A new leader of considerable stature soon emerged. James Fintan Lalor argued that the Irish Confederation had to focus on the land issue to win greater support for Repeal.

He demanded that the peasants should have security of tenure. His ideas, promising a path to direct action, stirred much debate. Mitchel was an enthusiastic supporter. 

Lalor explained that only a prevention of food exports would stop the starvation of the people and he suggested that the peasants hold on to their produce and occupy the ports. He proposed for May 1847 a rent and harvest strike which he called ‘moral insurrection’.  

These ideas soon led to a further split, the men of property in Young Ireland (notably William Smith-O’Brien and D’Arcy Magee) loudly objecting, and they took the majority with them. They had a dream that the landlords might eventually join the nationalist movement. 
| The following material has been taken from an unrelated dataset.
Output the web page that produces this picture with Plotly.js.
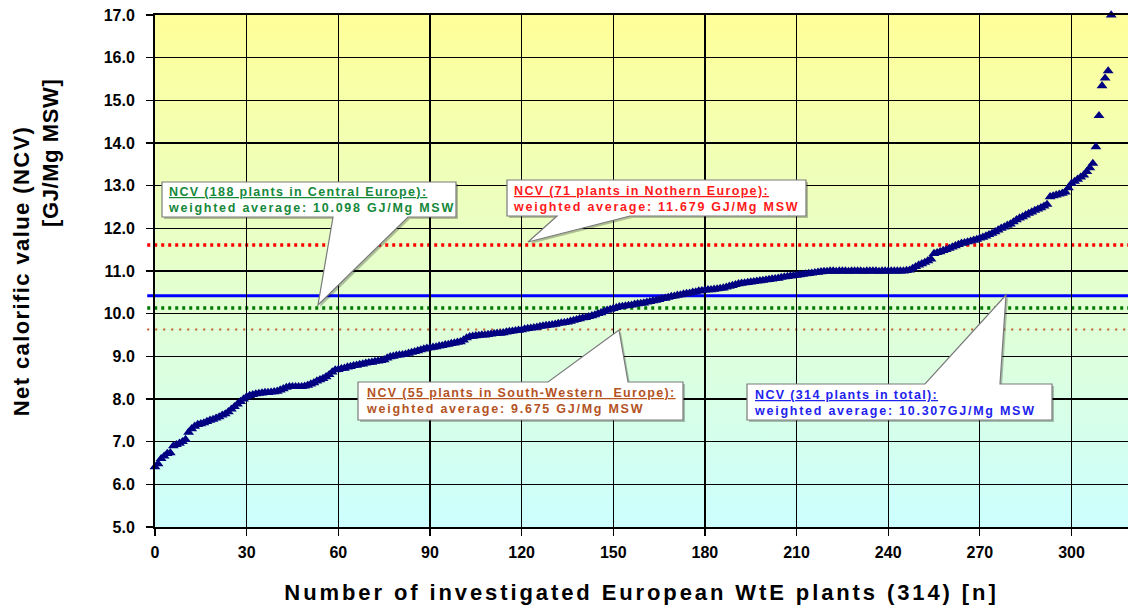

The ideas of Lalor and Mitchel were prescient but fell on rocky ground. When Lalor proclaimed that the people should be the proprietors of the soil, the divisions only grew worse.  Mitchel’s support for slavery – a pressing issue of the time despite the Abolition Act of 1833, for there were still areas of the British Empire (and of course the Americas)  where slavery persisted – though of course not in Ireland – only served to exacerbate differences and hasten a further split.  

Mitchel was increasingly convinced that Lalor’s ideas were correct. He began to advocate a rent strike and open resistance to food exports to end the starvation. 

He proclaimed that Repeal could only be achieved with strong lower-class support.

Mitchel was beginning to enunciate ideas that would be at the heart of all future Republican agitation.